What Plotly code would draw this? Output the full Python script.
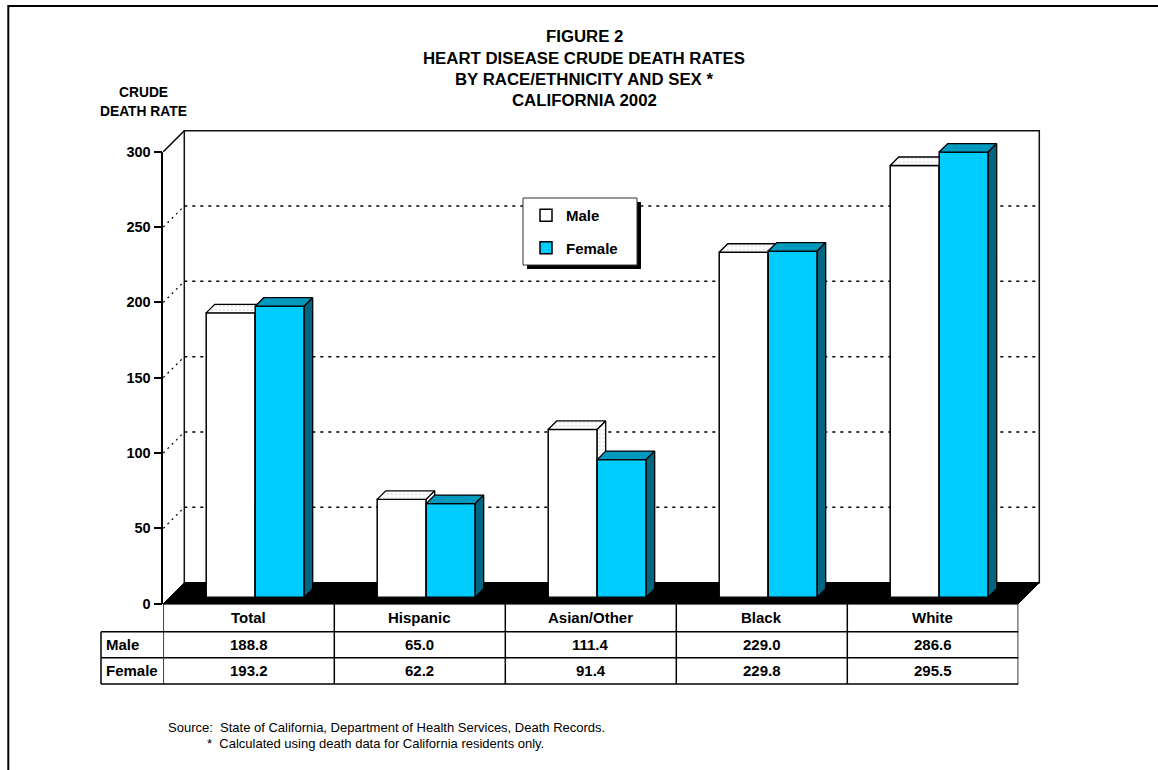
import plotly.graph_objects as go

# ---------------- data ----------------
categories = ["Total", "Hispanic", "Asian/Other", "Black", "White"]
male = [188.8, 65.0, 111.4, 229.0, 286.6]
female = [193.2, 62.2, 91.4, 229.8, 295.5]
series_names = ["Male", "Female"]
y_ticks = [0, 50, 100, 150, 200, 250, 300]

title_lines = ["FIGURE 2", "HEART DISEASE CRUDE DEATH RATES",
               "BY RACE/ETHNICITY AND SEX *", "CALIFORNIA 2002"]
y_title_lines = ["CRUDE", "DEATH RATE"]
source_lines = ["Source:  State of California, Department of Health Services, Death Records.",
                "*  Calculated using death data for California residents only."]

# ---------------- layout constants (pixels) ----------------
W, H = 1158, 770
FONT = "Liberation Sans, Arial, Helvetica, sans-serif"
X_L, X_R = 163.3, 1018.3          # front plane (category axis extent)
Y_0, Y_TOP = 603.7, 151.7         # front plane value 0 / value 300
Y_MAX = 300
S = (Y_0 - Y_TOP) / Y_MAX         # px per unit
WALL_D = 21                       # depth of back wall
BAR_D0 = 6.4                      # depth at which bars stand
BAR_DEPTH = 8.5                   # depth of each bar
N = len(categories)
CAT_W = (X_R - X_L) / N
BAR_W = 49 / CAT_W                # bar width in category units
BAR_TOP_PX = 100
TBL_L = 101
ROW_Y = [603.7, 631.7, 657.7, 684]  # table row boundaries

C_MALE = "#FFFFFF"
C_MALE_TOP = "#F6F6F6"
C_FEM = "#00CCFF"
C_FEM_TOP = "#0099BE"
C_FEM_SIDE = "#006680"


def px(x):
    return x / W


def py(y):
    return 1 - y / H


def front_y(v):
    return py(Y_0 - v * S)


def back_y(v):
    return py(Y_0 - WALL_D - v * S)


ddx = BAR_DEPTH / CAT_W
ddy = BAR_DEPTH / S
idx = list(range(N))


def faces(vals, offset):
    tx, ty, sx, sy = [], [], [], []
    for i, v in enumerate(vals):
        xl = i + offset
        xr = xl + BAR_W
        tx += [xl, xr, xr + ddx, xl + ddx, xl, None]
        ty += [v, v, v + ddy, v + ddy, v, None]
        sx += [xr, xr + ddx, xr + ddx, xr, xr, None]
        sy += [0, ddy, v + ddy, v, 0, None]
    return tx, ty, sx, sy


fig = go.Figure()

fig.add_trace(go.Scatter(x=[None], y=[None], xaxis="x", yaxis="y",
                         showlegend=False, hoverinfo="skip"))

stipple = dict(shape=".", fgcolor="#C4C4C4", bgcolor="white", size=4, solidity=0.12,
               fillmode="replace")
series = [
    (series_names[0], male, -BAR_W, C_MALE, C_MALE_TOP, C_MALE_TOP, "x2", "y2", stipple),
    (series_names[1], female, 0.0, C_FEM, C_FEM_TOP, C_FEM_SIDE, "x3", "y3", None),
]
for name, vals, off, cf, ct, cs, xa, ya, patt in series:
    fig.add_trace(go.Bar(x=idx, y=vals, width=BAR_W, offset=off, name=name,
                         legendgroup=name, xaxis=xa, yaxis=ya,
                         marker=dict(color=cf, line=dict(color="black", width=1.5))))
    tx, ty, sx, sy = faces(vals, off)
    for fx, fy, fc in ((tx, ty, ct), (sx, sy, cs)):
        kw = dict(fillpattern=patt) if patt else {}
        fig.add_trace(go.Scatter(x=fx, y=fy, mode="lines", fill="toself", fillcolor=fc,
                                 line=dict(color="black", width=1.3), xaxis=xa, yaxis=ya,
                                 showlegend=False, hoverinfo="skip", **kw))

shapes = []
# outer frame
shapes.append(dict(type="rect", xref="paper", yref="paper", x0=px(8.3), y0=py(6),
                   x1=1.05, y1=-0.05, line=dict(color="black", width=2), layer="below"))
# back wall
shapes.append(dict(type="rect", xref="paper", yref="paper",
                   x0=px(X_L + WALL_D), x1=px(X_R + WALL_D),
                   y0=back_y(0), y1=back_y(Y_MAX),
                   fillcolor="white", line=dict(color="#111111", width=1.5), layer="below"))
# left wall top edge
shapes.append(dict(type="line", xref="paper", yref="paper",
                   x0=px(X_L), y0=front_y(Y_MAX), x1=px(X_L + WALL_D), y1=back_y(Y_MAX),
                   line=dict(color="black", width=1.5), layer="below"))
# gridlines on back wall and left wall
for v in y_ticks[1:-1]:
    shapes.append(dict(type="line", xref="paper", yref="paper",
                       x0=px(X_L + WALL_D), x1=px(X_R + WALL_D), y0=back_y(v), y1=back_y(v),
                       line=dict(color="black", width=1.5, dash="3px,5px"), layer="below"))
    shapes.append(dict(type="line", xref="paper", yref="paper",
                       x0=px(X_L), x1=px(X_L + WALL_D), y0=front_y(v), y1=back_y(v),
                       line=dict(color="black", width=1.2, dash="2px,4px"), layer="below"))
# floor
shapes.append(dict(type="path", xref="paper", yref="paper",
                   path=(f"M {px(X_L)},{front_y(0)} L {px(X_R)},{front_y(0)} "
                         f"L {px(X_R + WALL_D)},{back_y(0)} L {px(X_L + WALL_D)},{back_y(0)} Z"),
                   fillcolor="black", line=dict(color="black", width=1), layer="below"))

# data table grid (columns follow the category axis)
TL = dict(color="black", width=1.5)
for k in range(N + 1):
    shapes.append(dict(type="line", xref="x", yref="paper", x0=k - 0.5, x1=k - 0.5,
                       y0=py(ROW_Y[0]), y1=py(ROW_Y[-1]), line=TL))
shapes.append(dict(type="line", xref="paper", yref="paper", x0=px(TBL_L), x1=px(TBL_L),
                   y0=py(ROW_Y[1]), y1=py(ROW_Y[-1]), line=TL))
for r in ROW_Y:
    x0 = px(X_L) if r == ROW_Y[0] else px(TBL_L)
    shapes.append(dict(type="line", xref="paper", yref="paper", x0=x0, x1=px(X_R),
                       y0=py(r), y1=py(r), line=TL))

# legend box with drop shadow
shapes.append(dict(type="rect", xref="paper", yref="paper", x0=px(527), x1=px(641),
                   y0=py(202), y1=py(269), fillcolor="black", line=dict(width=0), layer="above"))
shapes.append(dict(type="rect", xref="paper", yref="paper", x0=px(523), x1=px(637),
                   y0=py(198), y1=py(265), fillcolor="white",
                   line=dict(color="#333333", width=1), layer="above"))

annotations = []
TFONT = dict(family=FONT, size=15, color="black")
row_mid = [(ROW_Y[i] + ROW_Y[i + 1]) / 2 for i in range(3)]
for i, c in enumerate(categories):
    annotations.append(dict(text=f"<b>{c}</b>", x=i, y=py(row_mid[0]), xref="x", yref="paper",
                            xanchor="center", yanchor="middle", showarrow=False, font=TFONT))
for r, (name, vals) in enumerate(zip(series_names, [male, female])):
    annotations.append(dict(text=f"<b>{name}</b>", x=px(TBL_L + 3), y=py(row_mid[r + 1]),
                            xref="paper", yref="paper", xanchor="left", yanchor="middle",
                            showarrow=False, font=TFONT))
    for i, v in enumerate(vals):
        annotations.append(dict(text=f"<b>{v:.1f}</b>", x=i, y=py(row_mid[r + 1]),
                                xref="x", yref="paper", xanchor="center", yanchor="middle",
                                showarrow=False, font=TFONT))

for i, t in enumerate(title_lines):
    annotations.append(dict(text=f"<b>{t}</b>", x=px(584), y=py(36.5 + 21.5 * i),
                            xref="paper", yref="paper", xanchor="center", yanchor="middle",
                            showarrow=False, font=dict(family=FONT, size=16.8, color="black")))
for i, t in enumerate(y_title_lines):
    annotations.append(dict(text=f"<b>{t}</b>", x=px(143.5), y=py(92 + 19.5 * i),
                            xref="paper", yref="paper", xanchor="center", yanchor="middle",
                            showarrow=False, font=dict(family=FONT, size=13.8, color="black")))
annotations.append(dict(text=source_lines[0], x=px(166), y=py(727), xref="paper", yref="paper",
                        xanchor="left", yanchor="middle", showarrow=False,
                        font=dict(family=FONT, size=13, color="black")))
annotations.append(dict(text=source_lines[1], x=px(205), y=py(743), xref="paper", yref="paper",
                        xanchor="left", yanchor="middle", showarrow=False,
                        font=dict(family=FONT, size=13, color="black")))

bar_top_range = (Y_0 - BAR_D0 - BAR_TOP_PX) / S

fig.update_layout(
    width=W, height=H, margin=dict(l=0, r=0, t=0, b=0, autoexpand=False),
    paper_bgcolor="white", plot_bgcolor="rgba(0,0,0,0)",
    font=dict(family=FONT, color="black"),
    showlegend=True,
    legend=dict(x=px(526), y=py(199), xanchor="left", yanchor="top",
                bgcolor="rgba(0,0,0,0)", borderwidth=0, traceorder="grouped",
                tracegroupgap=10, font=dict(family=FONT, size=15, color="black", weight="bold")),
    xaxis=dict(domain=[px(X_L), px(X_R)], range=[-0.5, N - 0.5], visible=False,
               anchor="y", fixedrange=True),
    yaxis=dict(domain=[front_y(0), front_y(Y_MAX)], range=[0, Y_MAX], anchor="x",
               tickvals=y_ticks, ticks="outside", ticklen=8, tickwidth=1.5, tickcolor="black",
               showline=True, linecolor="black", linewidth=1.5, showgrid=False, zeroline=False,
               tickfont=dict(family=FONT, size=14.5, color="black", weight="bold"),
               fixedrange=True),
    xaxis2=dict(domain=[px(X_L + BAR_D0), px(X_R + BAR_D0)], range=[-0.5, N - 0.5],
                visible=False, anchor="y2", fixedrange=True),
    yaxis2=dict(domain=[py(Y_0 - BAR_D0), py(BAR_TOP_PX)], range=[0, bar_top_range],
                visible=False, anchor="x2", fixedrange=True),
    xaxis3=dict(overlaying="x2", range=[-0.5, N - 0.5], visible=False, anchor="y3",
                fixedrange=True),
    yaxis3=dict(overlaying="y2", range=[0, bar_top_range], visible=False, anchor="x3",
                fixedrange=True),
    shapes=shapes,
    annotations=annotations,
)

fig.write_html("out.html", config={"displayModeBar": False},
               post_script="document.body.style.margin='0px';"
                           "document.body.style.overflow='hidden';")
......
◆ **Set problem**
Write out nothing but the lines from the start of the data through the line with "Calculated using death". Leave out the pictures.

◆ **Written solution**
What Plotly code would draw this? Output the full Python script.
import plotly.graph_objects as go

# ---------------- data ----------------
categories = ["Total", "Hispanic", "Asian/Other", "Black", "White"]
male = [188.8, 65.0, 111.4, 229.0, 286.6]
female = [193.2, 62.2, 91.4, 229.8, 295.5]
series_names = ["Male", "Female"]
y_ticks = [0, 50, 100, 150, 200, 250, 300]

title_lines = ["FIGURE 2", "HEART DISEASE CRUDE DEATH RATES",
               "BY RACE/ETHNICITY AND SEX *", "CALIFORNIA 2002"]
y_title_lines = ["CRUDE", "DEATH RATE"]
source_lines = ["Source:  State of California, Department of Health Services, Death Records.",
                "*  Calculated using death data for California residents only."]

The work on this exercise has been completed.